§ **Task description**:
Please pull out every line that includes the string "React".

§ **Available data**:
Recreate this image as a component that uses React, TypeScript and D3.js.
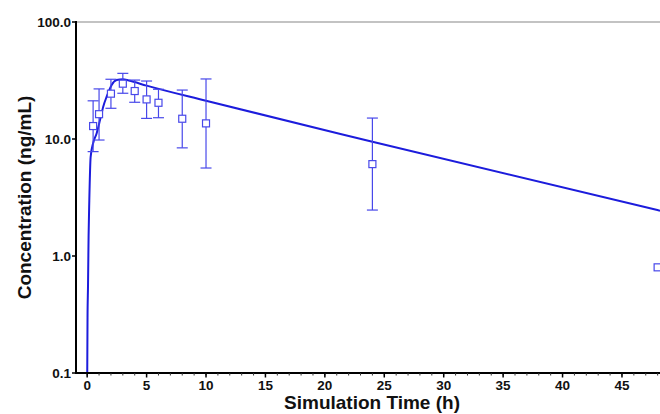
import React from 'react'
import * as d3 from 'd3'

// observed concentrations (mean with error bars)
const obsTime = [0.5, 1, 2, 3, 4, 5, 6, 8, 10, 24, 48]
const obsMean = [12.9, 16.3, 24.4, 29.7, 25.7, 21.8, 20.4, 14.9, 13.6, 6.1, 0.8]
const obsUpper = [21.2, 26.8, 32.4, 36.4, 31.9, 31.3, 26.6, 26.2, 32.6, 15.1, null]
const obsLower = [7.8, 9.8, 18.3, 24.6, 20.6, 15.0, 15.2, 8.4, 5.65, 2.47, null]

// simulated profile
const simTime = [0, 0.03, 0.07, 0.12, 0.18, 0.29, 0.5, 0.8, 1.08, 1.35, 1.64, 2.06, 2.48, 3.0, 3.5, 5, 10, 24, 48.2]
const simConc = [0.08, 0.3, 0.55, 1.5, 3.0, 7.0, 9.2, 11.2, 14.5, 18.9, 23.0, 29.0, 31.9, 32.4, 31.6, 28.6, 21.2, 9.48, 2.44]

const yTicks = [0.1, 1, 10, 100]
const xMajor = [0, 5, 10, 15, 20, 25, 30, 35, 40, 45]
const xMinor = d3.range(0, 49, 1)

const W = 660
const H = 414
const plot = { left: 76, right: 660, top: 22, bottom: 373 }

const LINE = '#1c1cdc'
const MARK = '#4848ea'
const FONT = '"Liberation Sans", Arial, sans-serif'

export default function App() {
  const x = d3.scaleLinear().domain([-0.94, 48.2]).range([plot.left, plot.right])
  const y = d3.scaleLog().domain([0.1, 100]).range([plot.bottom, plot.top])

  const line = d3
    .line<number>()
    .x((_, i) => x(simTime[i]))
    .y(d => y(d))
    .curve(d3.curveMonotoneX)

  const cap = 5.5
  const box = 3.5

  return (
    <svg width={W} height={H} style={{ position: 'absolute', left: 0, top: 0, background: '#fff' }}>
      <defs>
        <clipPath id="plotClip">
          <rect x={plot.left} y={plot.top} width={plot.right - plot.left} height={plot.bottom - plot.top} />
        </clipPath>
      </defs>

      {/* frame */}
      <line x1={plot.left} x2={plot.right} y1={plot.top} y2={plot.top} stroke="#888" strokeWidth={1.2} />

      <g clipPath="url(#plotClip)">
        <path d={line(simConc) || ''} fill="none" stroke={LINE} strokeWidth={2} />
        {obsTime.map((t, i) => {
          const cx = x(t)
          const cy = y(obsMean[i])
          const up = obsUpper[i]
          const lo = obsLower[i]
          return (
            <g key={i} stroke={MARK} strokeWidth={1.2} fill="none">
              {up != null && lo != null && (
                <>
                  <line x1={cx} x2={cx} y1={y(up)} y2={cy - box} />
                  <line x1={cx} x2={cx} y1={cy + box} y2={y(lo)} />
                  <line x1={cx - cap} x2={cx + cap} y1={y(up)} y2={y(up)} />
                  <line x1={cx - cap} x2={cx + cap} y1={y(lo)} y2={y(lo)} />
                </>
              )}
              <rect x={cx - box} y={cy - box} width={box * 2} height={box * 2} fill="#fff" />
            </g>
          )
        })}
      </g>

      {/* y axis */}
      <line x1={plot.left} x2={plot.left} y1={plot.top - 1} y2={plot.bottom + 1} stroke="#000" strokeWidth={2} />
      {yTicks.map(v => (
        <g key={v}>
          <line x1={plot.left - 4} x2={plot.left} y1={y(v)} y2={y(v)} stroke="#000" strokeWidth={1.5} />
          <text
            x={plot.left - 5}
            y={y(v)}
            dy="0.35em"
            textAnchor="end"
            fontFamily={FONT}
            fontWeight="bold"
            fontSize={13.5}
            fill="#111"
          >
            {v.toFixed(1)}
          </text>
        </g>
      ))}

      {/* x axis */}
      <line x1={plot.left - 1} x2={plot.right} y1={plot.bottom} y2={plot.bottom} stroke="#000" strokeWidth={2} />
      {xMinor.map(v => (
        <line key={'m' + v} x1={x(v)} x2={x(v)} y1={plot.bottom} y2={plot.bottom + 2.5} stroke="#333" strokeWidth={1} />
      ))}
      {xMajor.map(v => (
        <g key={v}>
          <line x1={x(v)} x2={x(v)} y1={plot.bottom} y2={plot.bottom + 4.5} stroke="#000" strokeWidth={1.5} />
          <text
            x={x(v)}
            y={plot.bottom + 17}
            textAnchor="middle"
            fontFamily={FONT}
            fontWeight="bold"
            fontSize={13.5}
            fill="#111"
          >
            {v}
          </text>
        </g>
      ))}

      {/* titles */}
      <text
        x={(plot.left + plot.right) / 2 + 4}
        y={409}
        textAnchor="middle"
        fontFamily={FONT}
        fontWeight="bold"
        fontSize={19}
        fill="#111"
      >
        Simulation Time (h)
      </text>
      <text
        transform={`translate(31,${(plot.top + plot.bottom) / 2}) rotate(-90)`}
        textAnchor="middle"
        fontFamily={FONT}
        fontWeight="bold"
        fontSize={19}
        fill="#111"
      >
        Concentration (ng/mL)
      </text>
    </svg>
  )
}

§ **Complete answer**:
Recreate this image as a component that uses React, TypeScript and D3.js.
import React from 'react'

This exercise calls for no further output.